Par Camille Bourgeois, consultante chez CHEFCAB
Ils étaient nombreux à Aix-en-Provence, début juillet, à tenter de conjurer le vertige d’un monde en mutation. À droite comme à gauche, chez les industriels comme chez les syndicalistes, un même constat s’est imposé : l’accumulation des crises – budgétaire, géopolitique, industrielle, climatique – laisse flotter dans l’air un parfum d’impuissance.
« Tandis que les États-Unis innovent et que la Chine investit, l’Europe tergiverse. Et la France, elle, semble tourner à vide. »

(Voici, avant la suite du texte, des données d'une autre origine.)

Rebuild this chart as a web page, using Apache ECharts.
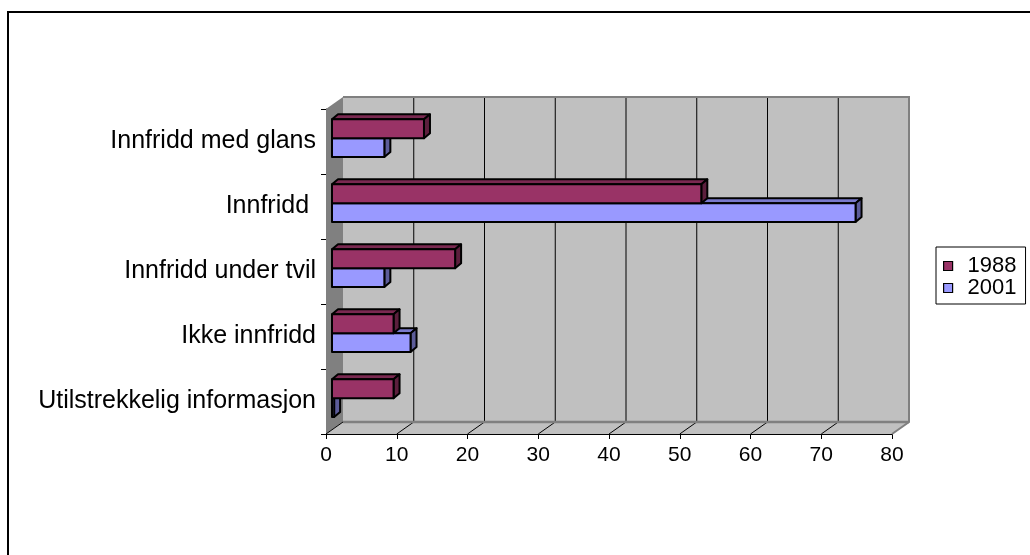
<!DOCTYPE html>
<html>
<head>
<meta charset="utf-8">
<script src="https://cdn.jsdelivr.net/npm/echarts@6/dist/echarts.min.js"></script>
<style>
  html, body { margin: 0; padding: 0; background: #ffffff; }
  #chart { width: 1030px; height: 555px; }
</style>
</head>
<body>
<div id="chart"></div>
<script>
// Categories, top to bottom
const categories = [
  'Innfridd med glans',
  'Innfridd ',
  'Innfridd under tvil',
  'Ikke innfridd',
  'Utilstrekkelig informasjon'
];
const seriesNames = ['1988', '2001'];
const values1988 = [13.0, 52.2, 17.4, 8.7, 8.7];
const values2001 = [7.4, 74.0, 7.4, 11.1, 0.3];
const xTickValues = [0, 10, 20, 30, 40, 50, 60, 70, 80];

const FONT = "'Liberation Sans', Arial, sans-serif";

// Oblique depth of the plot box (front plane -> back wall)
const DEPTH_DX = 17, DEPTH_DY = -12;
// Depth of each bar
const BAR_DX = 6, BAR_DY = -5;
// Bar plane sits a little behind the front plane
const PLANE_DX = 6, PLANE_DY = -3.3;

const colors = {
  '1988': { front: '#993366', top: '#7a2951', side: '#5c1f3d' },
  '2001': { front: '#9999ff', top: '#7a7acc', side: '#5c5c99' }
};

const FRONT = { left: 326, top: 109, width: 566, height: 325 };

// Back wall, side wall and floor of the 3D box
function renderBox(params, api) {
  const cs = params.coordSys;
  const x0 = cs.x, y0 = cs.y, x1 = cs.x + cs.width, y1 = cs.y + cs.height;
  const children = [];
  children.push({ type: 'rect',
    shape: { x: x0 + DEPTH_DX, y: y0 + DEPTH_DY, width: cs.width, height: cs.height },
    style: { fill: '#c0c0c0', stroke: null } });
  children.push({ type: 'polygon',
    shape: { points: [[x0, y0], [x0 + DEPTH_DX, y0 + DEPTH_DY], [x0 + DEPTH_DX, y1 + DEPTH_DY], [x0, y1]] },
    style: { fill: '#808080', stroke: null } });
  children.push({ type: 'polygon',
    shape: { points: [[x0, y1], [x0 + DEPTH_DX, y1 + DEPTH_DY], [x1 + DEPTH_DX, y1 + DEPTH_DY], [x1, y1]] },
    style: { fill: '#c0c0c0', stroke: null } });
  xTickValues.forEach(function (v) {
    const xp = api.coord([v, 0])[0];
    if (v > xTickValues[0] && v < xTickValues[xTickValues.length - 1]) {
      children.push({ type: 'line',
        shape: { x1: xp + DEPTH_DX, y1: y0 + DEPTH_DY, x2: xp + DEPTH_DX, y2: y1 + DEPTH_DY },
        style: { stroke: '#000', lineWidth: 1 } });
    }
    if (v < xTickValues[xTickValues.length - 1]) {
      children.push({ type: 'line',
        shape: { x1: xp, y1: y1, x2: xp + DEPTH_DX, y2: y1 + DEPTH_DY },
        style: { stroke: '#000', lineWidth: 1 } });
    }
  });
  children.push({ type: 'polyline',
    shape: { points: [[x0 + DEPTH_DX, y0 + DEPTH_DY], [x1 + DEPTH_DX, y0 + DEPTH_DY], [x1 + DEPTH_DX, y1 + DEPTH_DY], [x1, y1]] },
    style: { stroke: '#808080', lineWidth: 2, fill: null } });
  children.push({ type: 'line',
    shape: { x1: x0 + DEPTH_DX, y1: y1 + DEPTH_DY, x2: x1 + DEPTH_DX, y2: y1 + DEPTH_DY },
    style: { stroke: '#808080', lineWidth: 2.5 } });
  return { type: 'group', children: children };
}

// One 3D bar: front face, top face and right side
function makeBarRenderer(name, slot) {
  const c = colors[name];
  return function (params, api) {
    const val = api.value(0), cat = api.value(1);
    const start = api.coord([0, cat]);
    const end = api.coord([val, cat]);
    const band = api.size([0, 1])[1];
    const h = band * 0.29;
    const yt = start[1] + (slot === 0 ? -h : 0);
    const yb = yt + h;
    const xa = start[0], xb = end[0];
    const line = { stroke: '#000', lineWidth: 2, lineJoin: 'round' };
    return { type: 'group', children: [
      { type: 'polygon',
        shape: { points: [[xa, yt], [xb, yt], [xb + BAR_DX, yt + BAR_DY], [xa + BAR_DX, yt + BAR_DY]] },
        style: Object.assign({ fill: c.top }, line) },
      { type: 'polygon',
        shape: { points: [[xb, yt], [xb + BAR_DX, yt + BAR_DY], [xb + BAR_DX, yb + BAR_DY], [xb, yb]] },
        style: Object.assign({ fill: c.side }, line) },
      { type: 'rect',
        shape: { x: xa, y: yt, width: xb - xa, height: h },
        style: Object.assign({ fill: c.front }, line) }
    ] };
  };
}

const chart = echarts.init(document.getElementById('chart'), null, { renderer: 'canvas' });

const option = {
  animation: false,
  backgroundColor: '#ffffff',
  textStyle: { fontFamily: FONT },
  graphic: [{
    type: 'rect', z: 0, silent: true,
    shape: { x: 8, y: 12, width: 1100, height: 600 },
    style: { fill: null, stroke: '#000', lineWidth: 2 }
  }],
  legend: {
    orient: 'vertical',
    left: 936, top: 247,
    padding: [8, 9, 5, 7],
    borderColor: '#000', borderWidth: 1,
    itemWidth: 9, itemHeight: 9, itemGap: 0,
    icon: 'rect',
    itemStyle: { borderColor: '#000', borderWidth: 1.2 },
    textStyle: { fontFamily: FONT, fontSize: 22, color: '#000', lineHeight: 19, padding: [0, 0, 0, 10] },
    data: seriesNames
  },
  grid: [
    Object.assign({ show: false }, FRONT),
    { left: FRONT.left + PLANE_DX, top: FRONT.top + PLANE_DY, width: FRONT.width, height: FRONT.height, show: false }
  ],
  xAxis: [
    { gridIndex: 0, type: 'value', min: 0, max: 80, interval: 10,
      axisLine: { show: true, lineStyle: { color: '#000', width: 1 } },
      axisTick: { show: true, length: 5, lineStyle: { color: '#000' } },
      axisLabel: { fontSize: 21, color: '#000', margin: 11, fontFamily: FONT },
      splitLine: { show: false } },
    { gridIndex: 1, type: 'value', min: 0, max: 80, interval: 10, show: false, splitLine: { show: false } }
  ],
  yAxis: [
    { gridIndex: 0, type: 'category', data: categories, inverse: true,
      axisLine: { show: true, lineStyle: { color: '#000', width: 1 } },
      axisTick: { show: true, length: 5, lineStyle: { color: '#000' } },
      axisLabel: { fontSize: 25, color: '#000', margin: 10, fontFamily: FONT },
      splitLine: { show: false } },
    { gridIndex: 1, type: 'category', data: categories, inverse: true, show: false }
  ],
  series: [
    { type: 'custom', name: 'box', xAxisIndex: 0, yAxisIndex: 0, z: 1, silent: true,
      renderItem: renderBox, data: [[0, 0]] },
    { type: 'custom', name: seriesNames[1], xAxisIndex: 1, yAxisIndex: 1, z: 2,
      itemStyle: { color: colors['2001'].front },
      renderItem: makeBarRenderer('2001', 1),
      data: values2001.map(function (v, i) { return [v, i]; }) },
    { type: 'custom', name: seriesNames[0], xAxisIndex: 1, yAxisIndex: 1, z: 3,
      itemStyle: { color: colors['1988'].front },
      renderItem: makeBarRenderer('1988', 0),
      data: values1988.map(function (v, i) { return [v, i]; }) }
  ]
};

chart.setOption(option);
</script>
</body>
</html>
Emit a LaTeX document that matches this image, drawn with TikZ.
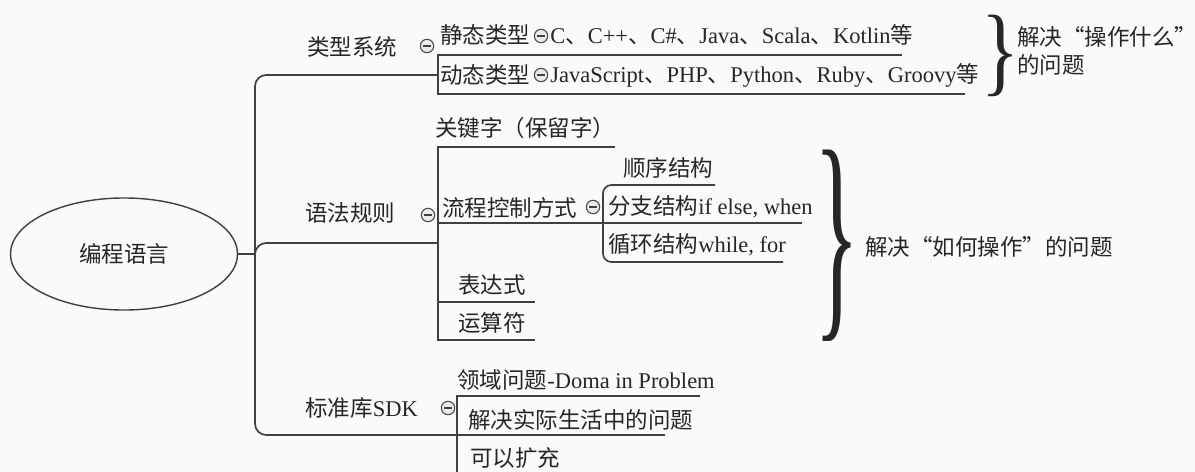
\documentclass[tikz,border=0pt]{standalone}
\usepackage{fontspec}
\setmainfont{Liberation Serif}
\newfontfamily\cjk{Noto Sans CJK SC}
\newcommand{\zh}[1]{{\cjk #1}}
\usetikzlibrary{shapes.geometric}

\begin{document}
\begin{tikzpicture}[x=0.025cm, y=-0.025cm,
topic/.style={anchor=west, inner sep=0pt, text=black!85, font=\fontsize{16}{20}\selectfont},
rootnode/.style={ellipse, draw=black!75, line width=1pt, minimum width=5.675cm, minimum height=2.8cm, inner sep=0pt, text=black!85, font=\fontsize{16}{20}\selectfont},
foldmark/.style={circle, draw=black!70, fill=black!8, line width=0.8pt, minimum size=9.5pt, inner sep=0pt,
  path picture={\draw[black!75, line width=0.9pt] ([xshift=-2.5pt]path picture bounding box.center) -- ([xshift=2.5pt]path picture bounding box.center);}},
bracenode/.style={anchor=west, inner sep=0pt, text=black!85},
link/.style={draw=black!75, line width=1.2pt},
]
\fill[black!2] (0,0) rectangle (1195,472);
\useasboundingbox (0,0) rectangle (1195,472);

%Nodes
\node[rootnode] (root) at (124,254) {\zh{编程语言}};
\coordinate (trunk) at (255,254);

% type system
\node[topic] (typesys) at (307,47) {\zh{类型系统}};
\node[foldmark] (fold1) at (427,46) {};
\coordinate (type-in) at (438,75);
\coordinate (type-top) at (438,55);
\coordinate (type-bot) at (438,94);
\coordinate (static-end) at (902,55);
\coordinate (dynamic-end) at (965,94);
\node[topic] (static) at (440,35) {\zh{静态类型}};
\node[foldmark] (fold11) at (541,36) {};
\node[topic] (staticlang) at (550,35) {C\zh{、}C++\zh{、}C\#\zh{、}Java\zh{、}Scala\zh{、}Kotlin\zh{等}};
\node[topic] (dynamic) at (440,75) {\zh{动态类型}};
\node[foldmark] (fold12) at (541,75) {};
\node[topic] (dynamiclang) at (550,75) {JavaScript\zh{、}PHP\zh{、}Python\zh{、}Ruby\zh{、}Groovy\zh{等}};
\node[bracenode] (brace1) at (981,56) {\resizebox*{27pt}{58pt}{\}}};
\node[topic, align=left] (what) at (1017,51) {\zh{解决“操作什么”}\\\zh{的问题}};

% syntax rules
\node[topic] (syntax) at (305,213) {\zh{语法规则}};
\node[foldmark] (fold2) at (428,215) {};
\coordinate (syn-in) at (438,243);
\coordinate (syn-top) at (438,147);
\coordinate (syn-bot) at (438,340);
\coordinate (keyword-end) at (615,147);
\coordinate (expr-in) at (438,302);
\coordinate (expr-end) at (535,302);
\coordinate (oper-end) at (535,340);
\node[topic] (keyword) at (435,128) {\zh{关键字（保留字）}};
\node[topic] (flow) at (442,208) {\zh{流程控制方式}};
\node[foldmark] (fold21) at (593,207) {};
\coordinate (flow-start) at (438,223);
\coordinate (flow-in) at (603,223);
\coordinate (flow-top) at (603,185);
\coordinate (flow-bot) at (603,262);
\coordinate (seq-end) at (715,185);
\coordinate (branch-end) at (802,223);
\coordinate (loop-end) at (783,262);
\node[topic] (seq) at (623,168) {\zh{顺序结构}};
\node[topic] (branchst) at (608,207) {\zh{分支结构}if else, when};
\node[topic] (loopst) at (608,245) {\zh{循环结构}while, for};
\node[topic] (expr) at (458,285) {\zh{表达式}};
\node[topic] (oper) at (458,323) {\zh{运算符}};
\node[bracenode] (brace2) at (814,246) {\resizebox*{32pt}{136pt}{\}}};
\node[topic] (how) at (865,247) {\zh{解决“如何操作”的问题}};

% standard library
\node[topic] (stdlib) at (305,408) {\zh{标准库}SDK};
\node[foldmark] (fold3) at (448,408) {};
\coordinate (lib-in) at (457,435);
\coordinate (lib-top) at (457,396);
\coordinate (lib-bot) at (457,472);
\coordinate (domain-end) at (700,396);
\coordinate (real-end) at (665,435);
\node[topic] (domain) at (457,380) {\zh{领域问题}-Doma in Problem};
\node[topic] (reallife) at (468,420) {\zh{解决实际生活中的问题}};
\node[topic] (extend) at (470,458) {\zh{可以扩充}};

%Lines
\draw[link] (root.east) -- (trunk);
\draw[link, rounded corners=8] (trunk) |- (type-in);
\draw[link, rounded corners=8] (trunk) |- (syn-in);
\draw[link, rounded corners=8] (trunk) |- (lib-in);
\draw[link] (static-end) -- (type-top) -- (type-bot) -- (dynamic-end);
\draw[link] (keyword-end) -- (syn-top) -- (syn-bot) -- (oper-end);
\draw[link] (flow-start) -- (flow-in);
\draw[link] (expr-in) -- (expr-end);
\draw[link, rounded corners=6] (seq-end) -- (flow-top) -- (flow-bot) -- (loop-end);
\draw[link] (flow-in) -- (branch-end);
\draw[link] (domain-end) -- (lib-top) -- (lib-bot);
\draw[link] (lib-in) -- (real-end);
\end{tikzpicture}
\end{document}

C’est dans ce contexte d’incertitude chronique qu’un thème, longtemps relégué aux marges du débat, a surgi comme un point d’ancrage possible. À la faveur de cette édition anniversaire des Rencontres économiques, la transition écologique s’est en effet imposée comme un fil rouge inattendu. Non plus perçue comme une contrainte climatique ou un luxe budgétaire, elle apparaît désormais comme une clé de sortie de crise(s), une opportunité économique à saisir. Une lueur dans un paysage assombri, diront certains. Une révélation tardive, diront d’autres. Reste que, pour la première fois ou presque, l’écologie a cessé d’être la variable d’ajustement. Elle s’est imposée comme un levier stratégique. Un prisme par lequel repenser souveraineté industrielle, compétitivité, emploi. Une bascule sémantique qui dit beaucoup du moment.
« La transition n’est plus seulement “ce qu’il faut faire” au nom du climat ; elle devient “ce qui peut nous faire gagner” sur le terrain de l’économie, de l’emploi et de la souveraineté. »
Encore faut-il se donner les moyens de cette bascule. Et sur ce point, l’exemple américain – omniprésent dans les discussions à Aix – a servi de révélateur autant que de contre-modèle. Le climato-scepticisme de l’administration Trump n’a pas suffi à détricoter l’arsenal budgétaire mis en place par son prédécesseur : 369 milliards de dollars injectés via l’Inflation Reduction Act dès 2022 pour accélérer le virage énergétique. Résultat : plus de 120 000 emplois créés en un an dans ce seul secteur. Une stratégie assumée, lisible, efficace, même si désormais portée par un nationalisme industriel regrettable. Cette dynamique souligne, en creux, ce qui fait encore défaut en France.
« Dans ces secteurs, notre pays ne manque pas d’atouts. Mais encore faut-il qu’ils soient pleinement mobilisés. »
Selon l’Ademe, la transition pourrait générer jusqu’à 900 000 emplois d’ici 2050. Formation des compétences, sécurisation des chaînes de valeur, massification des investissements dans les filières stratégiques : sans pilotage offensif sur ces enjeux clés, ces projections resteront lettre morte.
Et c’est bien là que le bât blesse. Ce pilotage, pourtant indispensable, se fait toujours attendre. La Programmation pluriannuelle de l’énergie (PPE), censée fixer le cap énergétique du pays, est désespérément en suspens depuis plusieurs mois. Ce flou pèse lourd sur les investisseurs, qui hésitent à s’engager ; sur les filières émergentes, qui peinent à se structurer ; sur la confiance collective, qui s’érode à mesure que l’incertitude s’installe.
Pendant ce temps, d’autres signaux d’alerte s’accumulent sur le terrain. À Aix, Jean-Pierre Clamadieu, président d’Engie, dénonçait une Europe engluée dans sa propre complexité réglementaire. Sophie Binet, secrétaire générale de la CGT, pointait l’exemple ArcelorMittal : 800 millions d’euros d’aides publiques, des engagements climatiques revus à la baisse, 600 emplois menacés. Un cas d’école devenu symbole. À quoi bon financer la transition si elle n’est ni conditionnée, ni contrôlée ? Peut-on encore parler de stratégie quand l’État subventionne sans exiger, et investit sans orienter ?
« Ces exemples, parmi d’autres, illustrent une même impasse : celle d’une transition à laquelle tout le monde adhère en principe, mais qui peine à s’ancrer dans une stratégie claire. »
Derrière les discours consensuels, les actes peinent à suivre. Ce décalage, largement ressenti à Aix, résume le paradoxe de l’instant : l’écologie est partout, mais elle reste sans boussole. Ce que la transition appelle, ce n’est pas une accélération aveugle. C’est une méthode. Une gouvernance lisible, un État qui fait des choix, qui fixe des conditions à ses aides, qui simplifie au lieu de complexifier. Bref, un pilotage à la hauteur des ambitions affichées. Sans cela, la transition restera un horizon flou, tiraillé entre promesses économiques et retards politiques. Et la France manquera une occasion rare : celle de lier écologie, industrie et emploi dans un projet commun. Il est temps de passer du discours aux actes.